Instant Pot Lentil Soup
from kristineskitchenblog.com
The most delicious Instant Pot Lentil Soup recipe! This soup is a warm and cozy meal that is both hearty and easy to make.
Prep Time20 minutes mins
Cook Time8 minutes mins
Inactive Time35 minutes mins
Total Time1 hour hr 3 minutes mins
Servings: 7 servings
Calories: 266kcal
- 2 tablespoons olive oil
- 1 small yellow onion chopped
- 2 medium carrots chopped into ¼-inch thick rounds or half-rounds
- 2 ribs celery chopped
- 4 cloves garlic minced
- 1 ½ teaspoons dried thyme
- 1 teaspoon ground cumin
- 1 teaspoon smoked paprika
- 1 teaspoon salt
- ¼ teaspoon pepper
- 6 cups low sodium vegetable broth
- 15 ounce can fire roasted crushed tomatoes
- 1 ½ cups dry green or brown lentils picked over and rinsed
- 2 cups chopped fresh spinach
- grated Parmesan cheese optional, for serving
Heat the olive oil in the Instant Pot using the sauté function. Add the onion, carrots and celery and sauté until softened, stirring often, about 5 minutes.
Add the garlic, dried thyme, cumin, smoked paprika, salt and pepper. Cook, stirring, for 30 seconds and then press Cancel to turn off the Saute function.
Pour in the broth and scrape up any bits that are stuck to the bottom of the pot. Add the crushed tomatoes and lentils and stir.
Close the Instant Pot lid and move the steam release valve to the sealing position. Set the cook time to 8 minutes at high pressure using the Pressure Cook or Manual function. The Instant Pot will take about 25 minutes to reach pressure and then the cook time will begin counting down.

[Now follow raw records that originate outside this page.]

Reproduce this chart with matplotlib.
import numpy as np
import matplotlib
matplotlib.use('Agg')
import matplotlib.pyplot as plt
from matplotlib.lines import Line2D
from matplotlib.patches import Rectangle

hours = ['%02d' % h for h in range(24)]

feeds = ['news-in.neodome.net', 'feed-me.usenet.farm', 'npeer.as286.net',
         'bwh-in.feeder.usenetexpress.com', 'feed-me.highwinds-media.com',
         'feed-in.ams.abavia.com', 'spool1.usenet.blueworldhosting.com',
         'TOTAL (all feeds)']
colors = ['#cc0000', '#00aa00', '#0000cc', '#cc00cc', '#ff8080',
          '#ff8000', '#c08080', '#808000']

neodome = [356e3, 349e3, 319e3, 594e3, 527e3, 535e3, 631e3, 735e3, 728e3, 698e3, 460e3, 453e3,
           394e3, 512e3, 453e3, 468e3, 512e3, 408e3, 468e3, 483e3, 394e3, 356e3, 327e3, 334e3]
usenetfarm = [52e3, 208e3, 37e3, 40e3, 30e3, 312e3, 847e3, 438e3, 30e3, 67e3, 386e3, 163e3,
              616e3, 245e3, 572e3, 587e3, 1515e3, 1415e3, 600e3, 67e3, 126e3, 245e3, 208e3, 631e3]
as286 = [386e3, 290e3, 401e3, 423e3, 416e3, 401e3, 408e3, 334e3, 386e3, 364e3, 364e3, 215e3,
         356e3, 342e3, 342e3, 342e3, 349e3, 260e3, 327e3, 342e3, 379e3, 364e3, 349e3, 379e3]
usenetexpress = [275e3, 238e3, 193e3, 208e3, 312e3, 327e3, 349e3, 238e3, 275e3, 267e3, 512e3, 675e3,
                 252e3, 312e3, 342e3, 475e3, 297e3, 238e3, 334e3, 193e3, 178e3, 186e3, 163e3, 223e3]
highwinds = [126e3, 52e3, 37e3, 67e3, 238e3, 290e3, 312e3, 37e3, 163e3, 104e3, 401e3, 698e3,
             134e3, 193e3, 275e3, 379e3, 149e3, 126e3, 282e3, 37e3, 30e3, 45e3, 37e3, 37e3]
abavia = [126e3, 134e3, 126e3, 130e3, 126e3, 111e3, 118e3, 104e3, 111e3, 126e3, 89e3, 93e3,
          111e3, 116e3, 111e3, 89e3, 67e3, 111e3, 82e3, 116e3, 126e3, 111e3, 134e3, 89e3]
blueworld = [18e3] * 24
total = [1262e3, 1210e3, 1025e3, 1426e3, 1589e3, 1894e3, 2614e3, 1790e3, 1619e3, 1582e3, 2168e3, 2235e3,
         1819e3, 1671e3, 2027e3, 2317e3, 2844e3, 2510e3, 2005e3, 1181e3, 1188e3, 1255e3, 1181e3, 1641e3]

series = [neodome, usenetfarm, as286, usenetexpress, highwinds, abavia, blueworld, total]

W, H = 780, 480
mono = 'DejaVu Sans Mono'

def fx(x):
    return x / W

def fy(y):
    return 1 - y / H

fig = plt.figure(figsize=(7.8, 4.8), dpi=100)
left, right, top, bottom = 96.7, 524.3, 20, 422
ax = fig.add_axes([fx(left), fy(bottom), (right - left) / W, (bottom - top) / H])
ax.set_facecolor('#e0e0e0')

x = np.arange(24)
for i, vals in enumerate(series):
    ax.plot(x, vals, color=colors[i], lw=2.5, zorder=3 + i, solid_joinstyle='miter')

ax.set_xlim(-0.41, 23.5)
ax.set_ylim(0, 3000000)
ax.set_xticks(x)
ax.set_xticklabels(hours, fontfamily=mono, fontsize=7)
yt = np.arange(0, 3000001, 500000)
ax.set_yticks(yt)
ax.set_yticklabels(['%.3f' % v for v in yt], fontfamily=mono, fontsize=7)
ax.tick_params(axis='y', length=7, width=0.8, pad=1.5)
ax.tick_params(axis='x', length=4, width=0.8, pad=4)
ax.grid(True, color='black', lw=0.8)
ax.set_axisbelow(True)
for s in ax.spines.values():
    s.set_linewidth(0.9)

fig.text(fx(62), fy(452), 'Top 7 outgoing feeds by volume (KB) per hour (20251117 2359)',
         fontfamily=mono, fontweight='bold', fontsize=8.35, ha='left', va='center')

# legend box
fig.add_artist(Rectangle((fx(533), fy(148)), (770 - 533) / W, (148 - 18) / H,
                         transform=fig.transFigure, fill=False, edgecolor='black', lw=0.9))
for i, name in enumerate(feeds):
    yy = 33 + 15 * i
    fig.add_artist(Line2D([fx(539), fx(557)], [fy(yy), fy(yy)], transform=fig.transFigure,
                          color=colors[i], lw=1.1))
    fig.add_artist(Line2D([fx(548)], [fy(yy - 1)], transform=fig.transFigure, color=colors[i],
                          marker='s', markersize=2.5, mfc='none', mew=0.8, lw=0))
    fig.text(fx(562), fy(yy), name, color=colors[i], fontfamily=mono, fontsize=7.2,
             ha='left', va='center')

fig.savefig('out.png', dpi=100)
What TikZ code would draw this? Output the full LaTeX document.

When the cook time ends, allow the pressure to release naturally for 10 minutes by leaving the Instant Pot alone. Then carefully move the steam release valve to the venting position (I use the handle of a long spoon to do this).
Wait for all of the steam to escape and the pin to drop down and then carefully open the Instant Pot lid. Stir the chopped spinach into the soup. Serve with grated Parmesan, if desired.
- For a brighter flavor, stir in a squeeze of lemon juice to each bowl of soup when serving.
- Store leftover lentil soup in an airtight container in the refrigerator for up to 4 days or in the freezer for up to 3 months.
Serving: 11/4 cups | Calories: 266kcal | Carbohydrates: 42g | Protein: 15g | Fat: 5g | Saturated Fat: 1g | Sodium: 1251mg | Potassium: 840mg | Fiber: 18g | Sugar: 7g | Vitamin A: 4499IU | Vitamin C: 13mg | Calcium: 82mg | Iron: 6mg
Nutrition information is only an estimate.